-- Start --
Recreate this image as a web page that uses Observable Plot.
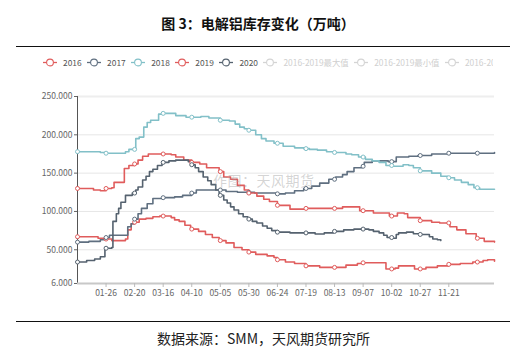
<!DOCTYPE html>
<html><head><meta charset="utf-8">
<script src="https://cdn.jsdelivr.net/npm/d3@7"></script>
<script src="https://cdn.jsdelivr.net/npm/@observablehq/plot@0.6"></script>
<style>
body{margin:0;background:#fff;font-family:"Noto Sans CJK SC","Noto Sans",sans-serif;}
#page{position:relative;width:532px;height:352px;overflow:hidden;background:#fff;}
#title{position:absolute;top:13px;left:16px;width:484px;text-align:center;font-size:14px;font-weight:bold;line-height:20px;color:#111;}
.rule{position:absolute;left:16px;width:494px;height:1.5px;background:#111;}
#legend{position:absolute;top:56px;left:43px;width:450px;height:14px;overflow:hidden;white-space:nowrap;font-size:8.4px;line-height:12px;}
.item{display:inline-flex;align-items:center;margin-right:5.5px;}
.item svg{margin-right:6px;}
#plot{position:absolute;top:80px;left:0;}
#wm{position:absolute;left:213px;top:172px;font-size:14px;line-height:16px;color:rgba(160,160,160,0.45);letter-spacing:0.5px;pointer-events:none;}
#caption{position:absolute;top:328px;left:16px;width:495px;text-align:center;font-size:14px;line-height:20px;color:#222;}
</style></head>
<body><div id="page">
<div id="title">图 3：电解铝库存变化（万吨）</div>
<div class="rule" style="top:45.5px"></div>
<div id="legend"></div>
<div id="plot"></div>
<div id="wm">作图：天风期货</div>
<div class="rule" style="top:320.5px"></div>
<div id="caption">数据来源：SMM，天风期货研究所</div>
</div>
<script>
// x = day index in year (0 = 01-01), y = inventory (万吨)
const y2016 = [[0,67],[10,67],[18,65],[25,64],[30,62],[38,62],[42,64],[44,76],[47,84],[50,86],[54,90],[60,91],[66,93],[72,94],[82,92],[85,89],[89,87],[94,82],[99,77],[106,74],[112,70],[118,66],[124,62],[130,59],[137,53],[144,50],[150,47],[156,44],[166,42],[172,40],[175,37],[182,34],[190,32],[200,29],[212,27],[226,27],[235,30],[245,32],[250,33],[266,33],[270,25],[278,26],[281,29],[295,25],[300,25],[305,27],[315,29],[325,31],[335,32],[346,34],[355,36],[359,37],[365,35]];
const y2017 = [[0,60],[10,61],[20,63],[25,66],[28,69],[43,69],[44,80],[47,84],[50,90],[53,97],[56,104],[61,110],[66,117],[75,118],[85,119],[92,121],[100,124],[104,128],[124,128],[130,126],[140,125],[155,124],[165,124],[175,123],[182,124],[190,127],[198,130],[205,133],[212,137],[220,142],[226,145],[232,148],[236,152],[242,157],[249,159],[251,164],[258,166],[265,166],[272,165],[279,171],[290,172],[298,173],[310,175],[325,176],[340,176],[350,176],[365,177]];
const y2018 = [[0,178],[20,177],[25,176],[35,176],[42,178],[45,181],[51,195],[54,197],[58,210],[61,216],[64,219],[71,227],[74,228],[82,228],[86,225],[95,223],[108,224],[115,222],[125,219],[133,218],[138,214],[142,210],[146,208],[150,206],[156,200],[161,195],[165,192],[172,189],[180,185],[190,183],[198,182],[203,181],[210,180],[218,178],[225,177],[235,175],[240,174],[246,171],[252,168],[258,166],[264,164],[270,160],[276,159],[285,161],[290,160],[294,157],[300,153],[310,150],[318,146],[324,144],[330,141],[336,138],[342,135],[347,131],[352,129],[365,129]];
const y2019 = [[0,130],[14,128],[20,127],[25,130],[30,131],[32,138],[40,138],[41,156],[45,160],[50,162],[53,167],[57,172],[62,175],[75,175],[82,174],[86,171],[93,167],[100,164],[107,162],[113,157],[124,152],[128,145],[134,142],[140,134],[146,128],[150,124],[157,120],[163,116],[168,113],[175,108],[186,103],[200,104],[225,104],[232,106],[240,106],[247,101],[259,98],[273,94],[280,98],[286,97],[289,92],[300,88],[310,86],[317,85],[326,80],[332,76],[340,71],[349,65],[356,61],[365,60]];
const y2020 = [[0,34],[8,36],[15,38],[20,41],[24,52],[30,53],[31,87],[34,97],[36,104],[38,112],[42,121],[48,124],[51,128],[53,132],[57,141],[60,146],[63,152],[66,155],[70,160],[74,164],[80,166],[86,167],[94,167],[97,165],[100,161],[103,157],[106,152],[110,145],[114,140],[117,135],[121,128],[124,121],[128,115],[131,111],[134,106],[137,102],[141,97],[145,93],[149,90],[153,87],[157,85],[162,81],[166,78],[170,75],[175,73],[186,72],[200,72],[208,70.5],[216,72],[224,74],[233,76],[242,77],[249,77],[255,76],[259,74],[264,72],[268,69],[271,66],[276,65],[279,70],[281,72],[288,73],[294,71],[300,70],[308,67],[311,64],[315,63],[318,62]];

const seriesNames = ["2016","2017","2018","2019","2020"];
const seriesColors = ["#e05c5c","#5f6f80","#82c0c8","#e05c5c","#55626f"];
const hiddenNames = ["2016-2019最大值","2016-2019最小值","2016-2020均值"];
const xTickDays = [25,50,75,100,125,150,175,200,225,250,275,300,325];
const xTickLabels = ["01-26","02-20","03-16","04-10","05-05","05-30","06-24","07-19","08-13","09-07","10-02","10-27","11-21"];
const yTicks = [6,50,100,150,200,250];
const markerDays = [0,25,50,75,100,125,150,175,200,225,250,275,300,325,350];

const allSeries = [y2016,y2017,y2018,y2019,y2020];

// legend
const leg = document.getElementById("legend");
function icon(color){
  return `<svg width="14" height="9"><line x1="0" y1="4.5" x2="14" y2="4.5" stroke="${color}" stroke-width="1.3"/><circle cx="7" cy="4.5" r="3.4" fill="#fff" stroke="${color}" stroke-width="1.1"/></svg>`;
}
seriesNames.forEach((n,i)=>{
  leg.insertAdjacentHTML("beforeend",`<span class="item">${icon(seriesColors[i])}<span style="color:#555">${n}</span></span>`);
});
hiddenNames.forEach(n=>{
  leg.insertAdjacentHTML("beforeend",`<span class="item">${icon("#d4d4d4")}<span style="color:#cfcfcf">${n}</span></span>`);
});

function stepVal(s, d){
  let v = null;
  for (const [x,y] of s) { if (x <= d) v = y; else break; }
  return v;
}

const marks = [
  Plot.ruleY(yTicks.slice(1,-1), {stroke:"#e6e6e6", strokeWidth:1}),
  Plot.ruleY([250], {stroke:"#eeeeee", strokeWidth:2}),
  Plot.axisY({ticks: yTicks, tickFormat: d => d.toFixed(3), tickSize: 3, tickPadding: 2, stroke:"#666", fill:"#666", label:null}),
  Plot.ruleX([0], {stroke:"#555", strokeWidth:1}),
  Plot.ruleY([6], {stroke:"#c8c8c8", strokeWidth:2}),
  Plot.axisX({ticks: xTickDays, tickFormat: d => xTickLabels[xTickDays.indexOf(d)], tickSize: 4, tickPadding: 2, stroke:"#bbb", fill:"#666", label:null})
];
allSeries.forEach((s,i)=>{
  marks.push(Plot.line(s, {x: d=>d[0], y: d=>d[1], stroke: seriesColors[i], strokeWidth: 1.6, curve: "step-after"}));
});
allSeries.forEach((s,i)=>{
  const last = s[s.length-1][0];
  const pts = markerDays.filter(d => d <= last).map(d => [d, stepVal(s,d)]);
  marks.push(Plot.dot(pts, {x: d=>d[0], y: d=>d[1], r: 2, fill: "#fff", stroke: seriesColors[i], strokeWidth: 1}));
});

const chart = Plot.plot({
  width: 532, height: 225,
  marginLeft: 77, marginRight: 38, marginTop: 16, marginBottom: 22,
  x: {domain: [0, 365]},
  y: {domain: [6, 250]},
  style: {fontFamily: "'Noto Sans CJK SC','Noto Sans',sans-serif", fontSize: "8.5px", background: "transparent", overflow: "visible"},
  marks
});
document.getElementById("plot").appendChild(chart);
</script>
</body></html>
-- End --
## Work to complete
Pick out every line above that contains the word "page" and copy it.

## Solution to the exercise
Recreate this image as a web page that uses Observable Plot.
#page{position:relative;width:532px;height:352px;overflow:hidden;background:#fff;}
<body><div id="page">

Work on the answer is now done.